Fortunately, despite the wide variations in clinical presentations, the liver biopsy in CHF patients often shows classic histomorphology for which we coined the term “triads” to describe the abnormal bile duct profile, hypoplastic portal vein, and progressive fibrosis that are almost invariably presented in every case [3]. The molecular mechanisms of this “vein-duct” interaction was nicely illustrated in a Anks6 knock-out mouse study demonstrating the involvement of Hippo-YAP/TAZ angiogenesis pathway during bile duct embryogenesis [26], suggesting a finely tuned interaction among the portal veins, ductal plates, and the intervening mesenchyme during ductal plate remodeling [24]. DPM is also a known risk factor for hepatobiliary neoplasms, more frequently cholangiocarcinoma than hepatocellular carcinoma [27,28,29]. Interestingly, at least 2 of the three carcinoma cases in our study cohort also had other risk factors for carcinogenesis, rendering the CHF as a background disease, which may act as a synergistic factor rather than direct cause of neoplasia. Nevertheless, keeping in mind that CHF is associated with risk of primary liver malignancies makes the early diagnosis of CHF/DPM necessary for proper patient management and follow-up.

In summary, our study affirms classic histology triads as the characteristic features of CHF despite wide spectrum of clinical presentations. We recommend to topline the diagnosis of DPM/CHF in pathology report if histology fits regardless of clinical pictures. CHF is associated with hepatic neoplasms, which may serve as precursor lesion of cholangiocarcinoma, or synergize with other risk factors for hepatocellular carcinoma.
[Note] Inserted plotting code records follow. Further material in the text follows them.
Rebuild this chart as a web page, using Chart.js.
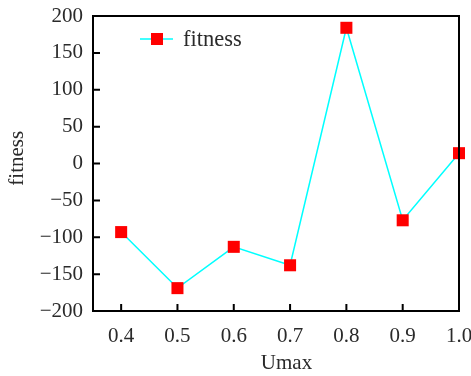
<!DOCTYPE html>
<html>
<head>
<meta charset="utf-8">
<script src="https://cdn.jsdelivr.net/npm/chart.js@4/dist/chart.umd.min.js"></script>
<style>
  html, body { margin: 0; padding: 0; background: #fff; }
  #wrap { width: 471px; height: 376px; }
</style>
</head>
<body>
<div id="wrap"><canvas id="c" width="471" height="376"></canvas></div>
<script>
// data
const umax = [0.4, 0.5, 0.6, 0.7, 0.8, 0.9, 1.0];
const fitness = [-93, -169, -113, -138, 184, -77, 14];
const xTicks = [0.4, 0.5, 0.6, 0.7, 0.8, 0.9, 1.0];
const yTicks = [-200, -150, -100, -50, 0, 50, 100, 150, 200];

const FONT = "'Liberation Serif', 'DejaVu Serif', serif";
const TEXT = '#2a2a2a';

// frame plus inward tick marks on left and bottom
const framePlugin = {
  id: 'frame',
  afterDraw(chart) {
    const { ctx, chartArea: a, scales } = chart;
    ctx.save();
    ctx.strokeStyle = '#000';
    ctx.lineWidth = 2;
    ctx.strokeRect(a.left, a.top, a.right - a.left, a.bottom - a.top);
    ctx.beginPath();
    xTicks.forEach(v => {
      const px = scales.x.getPixelForValue(v);
      if (px > a.left + 2 && px < a.right - 2) {
        ctx.moveTo(px, a.bottom);
        ctx.lineTo(px, a.bottom - 7);
      }
    });
    yTicks.forEach(v => {
      const py = scales.y.getPixelForValue(v);
      if (py > a.top + 2 && py < a.bottom - 2) {
        ctx.moveTo(a.left, py);
        ctx.lineTo(a.left + 7, py);
      }
    });
    ctx.stroke();
    ctx.restore();
  }
};

// legend: line through a square marker, then the label
const legendPlugin = {
  id: 'myLegend',
  afterDraw(chart) {
    const { ctx } = chart;
    const ds = chart.data.datasets[0];
    const y = 39;
    ctx.save();
    ctx.strokeStyle = ds.borderColor;
    ctx.lineWidth = 1.5;
    ctx.beginPath();
    ctx.moveTo(140, y);
    ctx.lineTo(173, y);
    ctx.stroke();
    ctx.fillStyle = ds.pointBackgroundColor;
    ctx.fillRect(151, y - 6, 12, 12);
    ctx.fillStyle = TEXT;
    ctx.font = '22.5px ' + FONT;
    ctx.textBaseline = 'middle';
    ctx.fillText(ds.label, 183, y + 1);
    ctx.restore();
  }
};

new Chart(document.getElementById('c'), {
  type: 'line',
  data: {
    datasets: [{
      label: 'fitness',
      data: umax.map((u, i) => ({ x: u, y: fitness[i] })),
      borderColor: '#00FFFF',
      borderWidth: 1.5,
      pointStyle: 'rect',
      pointRadius: 8.5,
      pointBackgroundColor: '#FF0000',
      pointBorderColor: '#FF0000',
      pointBorderWidth: 0,
      tension: 0,
      clip: false
    }]
  },
  options: {
    animation: false,
    responsive: false,
    devicePixelRatio: 1,
    layout: { padding: { left: 0, top: 16, right: 12, bottom: 0 } },
    plugins: {
      legend: { display: false },
      tooltip: { enabled: false }
    },
    scales: {
      x: {
        type: 'linear',
        min: 0.35,
        max: 1.0,
        afterBuildTicks: s => { s.ticks = xTicks.map(v => ({ value: v })); },
        afterFit: s => { s.height = 65; s.paddingLeft = 0; s.paddingRight = 0; },
        grid: { display: false, drawTicks: false },
        border: { display: false },
        ticks: {
          color: TEXT,
          padding: 13,
          font: { family: FONT, size: 21 },
          callback: v => v.toFixed(1)
        },
        title: {
          display: true,
          // en spaces nudge the centred title right, as in the source figure
          text: '\u2002\u2002Umax',
          color: TEXT,
          padding: { top: 0, bottom: 0 },
          font: { family: FONT, size: 21 }
        }
      },
      y: {
        min: -200,
        max: 200,
        afterBuildTicks: s => { s.ticks = yTicks.map(v => ({ value: v })); },
        afterFit: s => { s.width = 93; s.paddingTop = 0; s.paddingBottom = 0; },
        grid: { display: false, drawTicks: false },
        border: { display: false },
        ticks: {
          color: TEXT,
          padding: 10,
          font: { family: FONT, size: 21 },
          callback: v => String(v).replace('-', '\u2212')
        },
        title: {
          display: true,
          text: '\u2002fitness',
          color: TEXT,
          padding: { top: 5, bottom: 0 },
          font: { family: FONT, size: 21 }
        }
      }
    }
  },
  plugins: [framePlugin, legendPlugin]
});
</script>
</body>
</html>
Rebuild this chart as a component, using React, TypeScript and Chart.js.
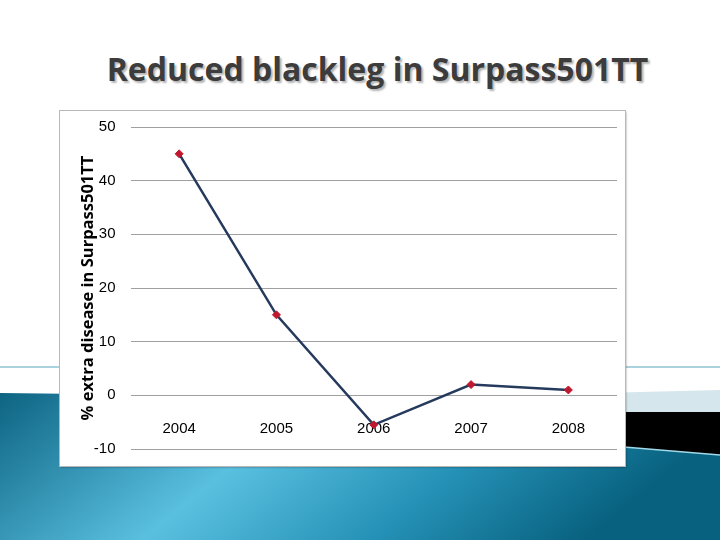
import React, { useEffect, useRef } from "react";
import { Chart, registerables } from "chart.js";

Chart.register(...registerables);

const years = ["2004", "2005", "2006", "2007", "2008"];
const extraDisease = [45, 15, -5.5, 2, 1];
const yMin = -10;
const yMax = 50;
const yStep = 10;
const titleText = "Reduced blackleg in Surpass501TT";
const yAxisTitle = "% extra disease in Surpass501TT";

export default function App() {
  const canvasRef = useRef<HTMLCanvasElement | null>(null);

  useEffect(() => {
    const canvas = canvasRef.current;
    if (!canvas) return;
    const chart = new Chart(canvas, {
      type: "line",
      data: {
        labels: years,
        datasets: [
          {
            data: extraDisease,
            borderColor: "#253a5c",
            borderWidth: 2.5,
            pointStyle: "rectRot",
            pointRadius: 4,
            pointBackgroundColor: "#c0182f",
            pointBorderColor: "#c0182f",
            pointBorderWidth: 1,
            tension: 0,
          },
        ],
      },
      options: {
        animation: false,
        responsive: false,
        maintainAspectRatio: false,
        layout: { padding: { top: 16, bottom: 17, right: 8, left: 0 } },
        plugins: { legend: { display: false }, tooltip: { enabled: false }, title: { display: false } },
        scales: {
          x: {
            type: "category",
            offset: true,
            position: { y: 0 } as any,
            grid: { display: false, drawTicks: false },
            border: { display: false },
            ticks: {
              padding: 25,
              color: "#000",
              font: { family: "'Liberation Sans Narrow', 'Liberation Sans', sans-serif", size: 15 },
              maxRotation: 0,
            },
          },
          y: {
            min: yMin,
            max: yMax,
            afterFit: (s: any) => {
              s.width = 70.5;
              s.paddingTop = 0;
              s.paddingBottom = 0;
            },
            grid: { color: "#a0a0a0", lineWidth: 1, drawTicks: false },
            border: { display: false },
            ticks: {
              stepSize: yStep,
              padding: 15,
              color: "#000",
              font: { family: "'Liberation Sans Narrow', 'Liberation Sans', sans-serif", size: 15 },
            },
            title: {
              display: true,
              text: yAxisTitle,
              color: "#000",
              padding: { top: 18, bottom: 0 },
              font: { family: "'Open Sans', 'DejaVu Sans', sans-serif", size: 16.5, weight: "bold" },
            },
          },
        },
      },
    });
    return () => chart.destroy();
  }, []);

  return (
    <div
      style={{
        position: "fixed",
        left: 0,
        top: 0,
        width: 720,
        height: 540,
        overflow: "hidden",
        background: "#fff",
      }}
    >
      <svg width={720} height={540} style={{ position: "absolute", left: 0, top: 0 }}>
        <defs>
          <linearGradient id="bg" x1="0" y1="0" x2="1" y2="0.25">
            <stop offset="0" stopColor="#0d6382" />
            <stop offset="0.42" stopColor="#5ac0e0" />
            <stop offset="0.72" stopColor="#2591b6" />
            <stop offset="1" stopColor="#08617f" />
          </linearGradient>
        </defs>
        <line x1={0} y1={367} x2={720} y2={367} stroke="#8cc3d1" strokeWidth={1.5} />
        <polygon points="600,393 720,390 720,412 600,412" fill="#d6e6ed" />
        <polygon points="600,412 720,412 720,455 600,445" fill="#000" />
        <polygon points="0,393 600,400 600,445 720,455 720,540 0,540" fill="url(#bg)" />
        <polyline points="600,445 720,455" stroke="#9fd8e8" strokeWidth={1.5} fill="none" />
      </svg>
      <div
        style={{
          position: "absolute",
          left: 0,
          top: 50,
          width: 755,
          textAlign: "center",
          fontFamily: "'Open Sans', 'DejaVu Sans', sans-serif",
          fontWeight: "bold",
          fontSize: 32,
          lineHeight: "38px",
          color: "#3c3c3c",
          textShadow: "2px 2px 2px rgba(0,0,0,0.3)",
          whiteSpace: "nowrap",
        }}
      >
        {titleText}
      </div>
      <div
        style={{
          position: "absolute",
          left: 60,
          top: 111,
          width: 565,
          height: 355,
          background: "#fff",
          outline: "1px solid #b8b8b8",
          boxShadow: "1px 1px 2px rgba(0,0,0,0.45)",
        }}
      >
        <canvas ref={canvasRef} width={565} height={355} style={{ display: "block" }} />
      </div>
    </div>
  );
}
HPS is unexpectedly a close mimicker of CHF; the alternating dilation and occlusion of portal veins and nodular regenerative hyperplasia are distinct features to separate from CHF. Our interesting case of intrahepatic paucity of bile ducts associated with nephronophthisis challenges the established association between these two disease entities, the exact pathogenesis of which warrants further studies.